Through our long-term experience serving enterprise clients, we've found that the real culprit disrupting call quality is often not the network, but background noise.
I. Background Noise Is Always "Interfering with Your Voice"
In office or home office environments, noise is almost unavoidable.
Keyboard sounds, air conditioner noise, colleagues talking, door opening and closing sounds-all are picked up by the microphone.
If the headset simply picks up sound without processing it for the call context, the other party won't hear your voice, but rather a jumble of mixed noise.
Many users mistakenly believe they're not speaking clearly enough, but in reality, the problem lies in the interference at the source of the sound.
II. Why Does Noise Make Calls "Unintelligible," Rather Than Just Louder?
From an acoustic perspective, human voice is mainly concentrated within a fixed frequency range, and common office noise happens to be in a similar frequency range.
This means:
Noise isn't just in the background; it directly overwhelms and crowds out the voice information.
When there's too much background noise, even with a loud enough volume, the effective information will be masked, and the other party naturally won't be able to hear what you're trying to say.

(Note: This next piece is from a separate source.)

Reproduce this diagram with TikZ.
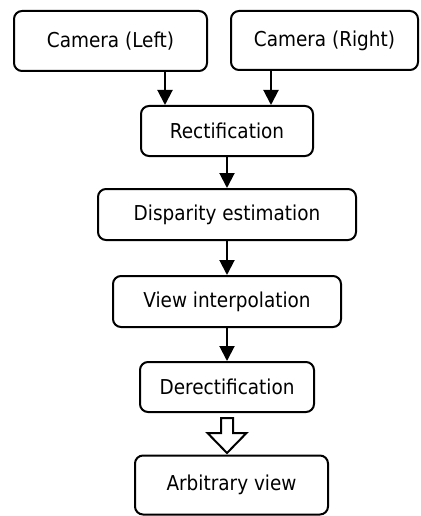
\documentclass[tikz,border=0pt]{standalone}
\usepackage{fontspec}
\setmainfont{DejaVu Sans Condensed}
\usetikzlibrary{arrows.meta,calc}

\begin{document}
\begin{tikzpicture}[x=1pt,y=-1pt,
    box/.style={draw,line width=2pt,rounded corners=8pt,inner sep=0pt,
        font=\fontsize{20.5}{24}\selectfont},
    flow/.style={line width=2pt,-{Triangle[width=15pt,length=15pt]}}]
    \useasboundingbox (0,0) rectangle (420,516);
    \node[box,minimum width=193pt,minimum height=60pt] (camL) at (110.5,41) {Camera (Left)};
    \node[box,minimum width=187pt,minimum height=59pt] (camR) at (324.5,40.5) {Camera (Right)};
    \node[box,minimum width=172pt,minimum height=50pt] (rect) at (227,131) {Rectification};
    \node[box,minimum width=258pt,minimum height=51pt] (disp) at (227,214.5) {Disparity estimation};
    \node[box,minimum width=228pt,minimum height=51pt] (view) at (227,301.5) {View interpolation};
    \node[box,minimum width=174pt,minimum height=50pt] (derect) at (227,387) {Derectification};
    \node[box,minimum width=193pt,minimum height=59pt] (arb) at (231.5,485) {Arbitrary view};
    \draw[flow] ([xshift=-62pt]rect.north |- camL.south) -- ([xshift=-62pt]rect.north);
    \draw[flow] ([xshift=44pt]rect.north |- camR.south) -- ([xshift=44pt]rect.north);
    \draw[flow] (rect) -- (disp);
    \draw[flow] (disp) -- (view);
    \draw[flow] (view) -- (derect);
    % hollow arrow to the output view
    \draw[line width=2pt] ($(derect.south)+(-6,5)$) -- ++(12,0) -- ++(0,15) -- ++(13.5,0)
        -- ++(-19.5,20) -- ++(-19.5,-20) -- ++(13.5,0) -- cycle;
\end{tikzpicture}
\end{document}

III. Even the best network can't save "contaminated voices."
Many people attribute call problems to the network or conferencing software, but this is a common misconception.
The first step in call quality is sound capture.
If the microphone has already recorded a lot of noise along with the voice during the capture stage, then subsequent transmission and compression are simply delivering this noise "as is."
Simply put: Once the sound is contaminated at the source, there's almost no room for correction.
IV. Why are problems more pronounced in office and remote calling scenarios?
In actual use, call problems are most likely to occur in the following scenarios:
Open-plan offices
Working remotely from home
Frequency phone calls or video conferencing
Call centers, customer service teams
These environments have one thing in common: High noise levels, high call frequency, and high requirements for clarity.
When background noise persists for a long time, it not only affects communication efficiency but also increases listener fatigue. Often, the other party isn't completely unable to hear, but rather is simply "tired of listening."
V. The Fundamental Difference Between Regular Headsets and ENC/AI Noise-Canceling Call Headsets
Regular consumer headsets are primarily designed for music or entertainment;
Professional call headsets, however, are designed from the outset around a core problem: how to isolate the human voice in a noisy environment.
This is precisely the significance of ENC (Environmental Noise Cancellation) or AI noise-canceling microphones.
They identify and reduce background noise through microphone pickup direction control and algorithmic processing, making the sound received by the other party closer to a real, clean human voice.
VI. From a Manufacturer's Perspective, Call Clarity Isn't About "Stacking Specifications"
As a manufacturer that has long provided UC headsets to enterprise clients, we focus more on real-world usage environments than on paper specifications.
For example: What office noises most easily interfere with human voices? How does the microphone pick up sound at different angles? Is the sound stable and consistent during a call? Call clarity is not determined by a single function, but is the result of the combined effects of acoustic structure, algorithms, and overall device tuning.
In conclusion:
Background noise is never a minor issue; it directly impacts the efficiency and professionalism of communication.
When calls have become an integral part of work, clear and stable sound is not just an improvement in experience, but a guarantee of work efficiency.
If you're used to repeatedly confirming and repeating yourself, perhaps what you really need to optimize isn't the network, but the sound quality of the call itself.